INTRODUCTION: Write about what you understand by the ‘principle of separation of powers’. Add information about its role in Indian polity. Enlist Constitutional provisions related to this principle.
BODY PARAGRAPH: Explain various Articles and provisions which dilute the principle of separation of powers separately for Executive, Legislature and Judiciary.
CONCLUSION: Write about the importance of this dilution for a the political functioning of a diverse and large country like India.
Separation of powers’ refers to the model of governance where the executive, legislative and judicial powers are not concentrated in one body but instead divided into different branches. The doctrine of separation of powers is part of the basic structure of our Constitution – Kesavnanda Bharti case, IR Coelho case, 2007 etc. This scheme of the Constitution cannot be changed even by resorting to Article-368 of the Constitution.
Although this doctrine doesn’t find an explicit mention in the Constitution but various constitutional provisions ensure separation of powers .They are:
1. Article 50: State shall take steps to separate the judiciary from the executive.
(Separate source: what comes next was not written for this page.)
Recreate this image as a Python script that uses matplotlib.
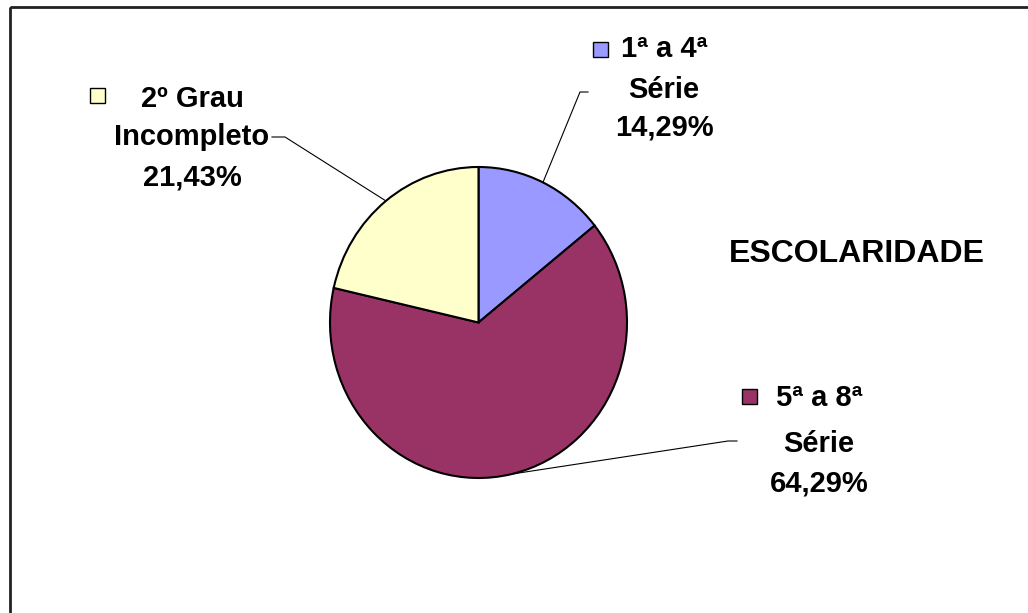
import matplotlib.pyplot as plt
from matplotlib.patches import Rectangle
import numpy as np

plt.rcParams['font.family'] = ['Liberation Sans', 'DejaVu Sans']

# data
categorias = ["1ª a 4ª Série", "5ª a 8ª Série", "2º Grau Incompleto"]
linha1 = ["1ª a 4ª", "5ª a 8ª", "2º Grau"]
linha2 = ["Série", "Série", "Incompleto"]
valores = [14.29, 64.29, 21.43]
cores = ["#9999FF", "#993366", "#FFFFCC"]
titulo = "ESCOLARIDADE"

W, H = 1028, 613
fig = plt.figure(figsize=(W / 100, H / 100), dpi=100)

# overlay em pixels (origem no topo)
ax = fig.add_axes([0, 0, 1, 1])
ax.set_xlim(0, W)
ax.set_ylim(H, 0)
ax.axis("off")

# pizza
pl, pr, pt, pb = 330, 627, 167, 478
pax = fig.add_axes([pl / W, (H - pb) / H, (pr - pl) / W, (pb - pt) / H])
wedges, _ = pax.pie(valores, colors=cores, startangle=90, counterclock=False,
                    radius=1, wedgeprops=dict(edgecolor="black", linewidth=1.5))
pax.set_aspect("auto")
pax.set_xlim(-1, 1)
pax.set_ylim(-1, 1)
pax.axis("off")

# moldura
ax.add_patch(Rectangle((10, 7), 1100, 700, fill=False, edgecolor="#222222",
                       linewidth=2, clip_on=False))

# posicoes dos rotulos
cx = [664, 819, 192]
base = [[57, 98, 136], [406, 452, 492], [107, 145, 186]]
chave = [(593, 42), (742, 389), (90, 88)]
ponta = [(588, 92), (737, 441), (272, 137)]
cotovelo = [(580, 92), (728, 441), (285, 137)]

fig.canvas.draw()
inv = ax.transData.inverted()
for i, w in enumerate(wedges):
    ang = np.deg2rad((w.theta1 + w.theta2) / 2)
    borda = inv.transform(pax.transData.transform((np.cos(ang), np.sin(ang))))
    ax.plot([ponta[i][0], cotovelo[i][0], borda[0]],
            [ponta[i][1], cotovelo[i][1], borda[1]], color="black", lw=0.8)

    pct = f"{valores[i]:.2f}".replace(".", ",") + "%"
    for txt, b in zip([linha1[i], linha2[i], pct], base[i]):
        ax.text(cx[i], b, txt, ha="center", va="baseline", fontsize=21,
                fontweight="bold")
    ax.add_patch(Rectangle(chave[i], 15, 15, facecolor=cores[i],
                           edgecolor="black", linewidth=1))

ax.text(857, 262, titulo, ha="center", va="baseline", fontsize=23,
        fontweight="bold")

fig.savefig("out.png", dpi=100)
2. Article 121 and 211: Judicial conduct of a judge of the Supreme Court and the High Courts’ cannot be discussed in the Parliament and the State Legislature.
3. Article 122 and 212: Validity of proceedings in Parliament and the Legislatures cannot be called into question in any Court.
4. Article 361: the President or the Governor shall not be answerable to any court for the exercise and performance of the powers and duties of his office.
The parliamentary system of government in India is based on the principle of co-operation and co-ordination between the various organs of government. Hence, naturally, there is some overlapping of functions of various organs as described below:
1. The President of India who is the supreme executive authority in India exercises law making powers in the form of ordinance making power under Article-123.
2. Also, under Article-103(1) and Article-217(3) he has some Judicial powers.
3. He has the consulting power to the SC of India under Article-143 and also the pardoning power in Article-72 of the Constitution.
4. The executive also affects the functioning of the judiciary by making appointments to the office of Chief Justice of India and other judges.
1. The Council of Ministers (Executive) is selected from the legislature and this Council is responsible to the legislature.
2. The council of ministers on whose advice the President and the Governor acts are elected members of the legislature.
3. The legislature exercising judicial powers in cases of breach of its privileges, impeachment of the President under Article-61 and removal of judges.
4. The legislative body has the punitive powers under Article-105(3).
1. Under Article-142 and Article-145 of our constitution, the Supreme Court functions as an Executive in order to bring about the complete justice(the SC has the power to declare void the laws passed by legislature and actions taken by the executive if they violate any provision of the constitution).
2. The power to amend the constitution by Parliament is subject to the scrutiny of the Court. (The Court can declare any amendment void if it changes the basic structure of the constitution.)
3. In many cases courts have issued directions for the Parliament to make policies. (Add example from current affairs before exam.)
Montesquieu, who first propounded the doctrine of separation of powers asserted that liberty cannot be protected unless and until there is clear cut division of powers. However, the functional overlapping as seen above ensures checks and balances, rule of law, keeps check on arbitrariness, and ensures cooperation. For a democratic polity and diverse society like India, a Constitutional system with strict separation of powers is undesirable and impracticable. Judicious and calculated constitutional functional overlapping has made way for democratic collaboration of the three organs of the government. Such mutual cooperation bridges the executive, legislative and judicial gap facilitating smooth functioning of government.